Saturday, January 12, 2013

Rumania Persists In Demand.

New York Times 100 years ago today, January 12, 1913:
Powers Likely to Get Swift Rebuff from Turkey.
    LONDON, Jan. 11.— Fears that the peace conference will end in failure and that the Balkan combatants will take up arms again are stronger to-night than at any time since the plenipotentiaries came to London.
    Unless Adrianople should fall within two or three days or "something should turn up," which none of the diplomatists can foresee, it seems likely that the delegates will leave England before the end of another week.
    The position of the powers is most difficult because all their decisions are vain unless all agree. Outside of the note to be presented to the Porte, none of the proposals made at the Ambassadors' conferences have been accepted, the objections being due chiefly to a desire on the part of some powers to maintain neutrality.
    Such was the fate of the much discussed naval demonstration. Besides being an evident breach of neutrality, it raised the question as to what the powers could do if Turkey refused to yield. Would it be possible to pass from moral to active coercion? Would any one power or all the powers undertake the work?

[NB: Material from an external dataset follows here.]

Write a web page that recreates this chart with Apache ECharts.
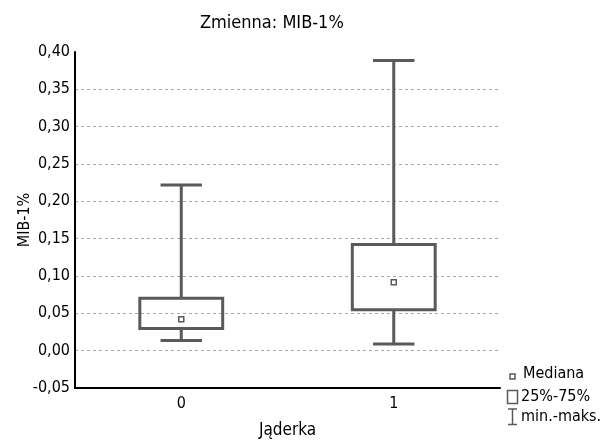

    The Turkish delegation openly declares that the Porte will not be moved by the powers' note and will answer with stronger refusals than heretofore.
    "What did Germany ask of France when she occupied Paris and proclaimed the German Empire there in 1870?" the Turks inquire, and they answer themselves: "She was satisfied with only two provinces, Alsace and Lorraine, amounting to perhaps one-fourth the area of what Turkey has ceded."
    The Rumanian demands continue to be an uppermost topic of interest. A Sofia dispatch says that Rumania has received energetic representations from Great Britain and Russia, which has decided her not to cross the border as she was prepared to do.
    M. Jonescu, the Rumanian Minister of the Interior, whose wife is English, has learned that public opinion is against Rumania and that Rumania's action is regarded in the nature of blackmail, which, if persisted in, might mean war with Bulgaria in the near future.
    The Bulgarians declare unhesitatingly that if Rumania puts the knife to her throat now she will pay dearly for it in the future.
    According to a Bucharest dispatch, King Charles said to the Austrian Minister to-day:
    "I have done everything possible to convince Bulgaria of the necessity for arriving at a peaceful understanding with Rumania. I have promised to wait three more days, and my word must be redeemed."
    A Paris dispatch gives an interview with M. Lahovary Rumanian Minister to France, who, while professing to believe that it is possible to avoid a rupture with Bulgaria, said:
    "Nevertheless, the military measures taken by Rumania provide against whatever may happen, whether Bulgaria cedes Silistria or whether Rumania takes it by force. If the pourparlers are broken off the order for concentration will be followed by an order for the occupation of Silistria and certain points on the frontier.
    "Rumania, however, will be conciliatory to the last. There is no question of a demand for cash down. The Rumanian Government wants a protocol whereby Bulgaria, will undertake to satisfy Rumania as soon as peace is concluded with Turkey."